Liberty wrote:I'm confused. Where is the justification for the last sentence?
Sorry, I wasn't very clear. I was referring to an aspect of the
documentary hypothesis, which constitutes the general scholarly consensus regarding the authorship and dating of the Torah. The slavery laws in Exodus come from a segment called the "Book of the Covenant", (Exodus 21-23). Scholars agree that this portion is part of the "E" strand of the Torah, so therefore it can be dated to around 850 B.C.E. That would date the laws to the time of the Hebrew monarchy, when Israel and Judah were both relatively stable political entities, so it's not much of a stretch to argue that these laws were actual laws used at the time.
Additionally, the laws as written are obviously very old. This is clear from their "ad hoc" case-law nature. Scholars of the Ancient Near East have long noted something peculiar about most Ancient Near Eastern law codes, which should be obvious to anyone even after a cursory study. If you read any of the Mesopotamian law codes, you immediately begin to notice an interesting pattern: they're not like the Biblical Decalogue, nor are they like modern, prescriptive laws which take the form of "It is illegal to do X" or "You must do X." Rather, they're written to address certain specific circumstances, and are always expressed as conditional statements, generally in the form of "if/when X happens, and also Y happens, then the penalty is Z." Some of them are so
ad hoc that they seem to have been written in order to address some particular situation that actually occurred, such as this bizarre law from a Hittite law-code:
If anyone steals a door in a quarrel, he shall replace everything that may get lost in the house. He will also give 1 mina of silver and pledge his estate as security.

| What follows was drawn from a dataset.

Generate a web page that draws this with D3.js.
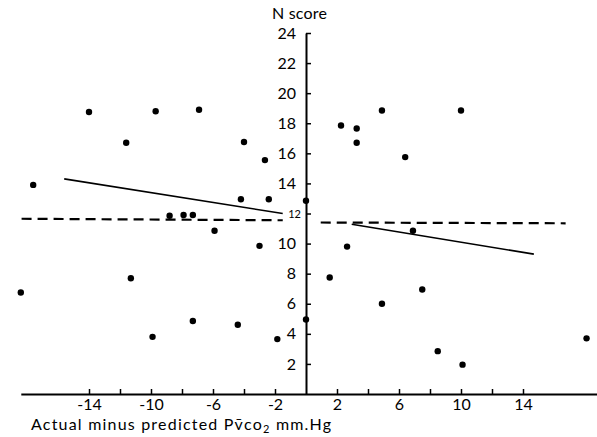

Most of the laws in Exodus 21-23 are exactly like this. In fact one particular law regarding oxen seems lifted almost directly from an old Babylonian law-code called "The Laws of Eshnunna", which even predates Hammurabi.
Exodus 21:35:
When one man's ox butts another's and kills it, they must sell the live ox, share the price, and also share the dead beast. But if it is known that the ox has for some time past been vicious and the owner has not kept it under control, he must make good the loss, ox for ox, but the dead beast is his.
Law of Eshunna 53-54:
If an ox gores another ox and causes its death, both ox owners shall divide the price of the live ox and also the meat of the dead ox. If an ox is known to gore habitually and the authorities have brought the fact to the knowledge of its owner, but he does not have it dehorned, it gores a man and causes his death, then the owner of the ox shall pay two-thirds a mina of silver.
So the point is, far from being invented by the later priests who eventually compiled Exodus, the laws in the "Book of the Covenant" have all the signs of actual Ancient Near Eastern laws which were lifted from an actual law code, similar to the many other law codes known from surrounding nations. The fact that the language of Exodus 21-23 identifies it as part of the "E" strand also indicates that these laws date to the time of the Hebrew monarchy, where they could very well have been the law of the land.
But again, I must stress that this is, of course, far from certain.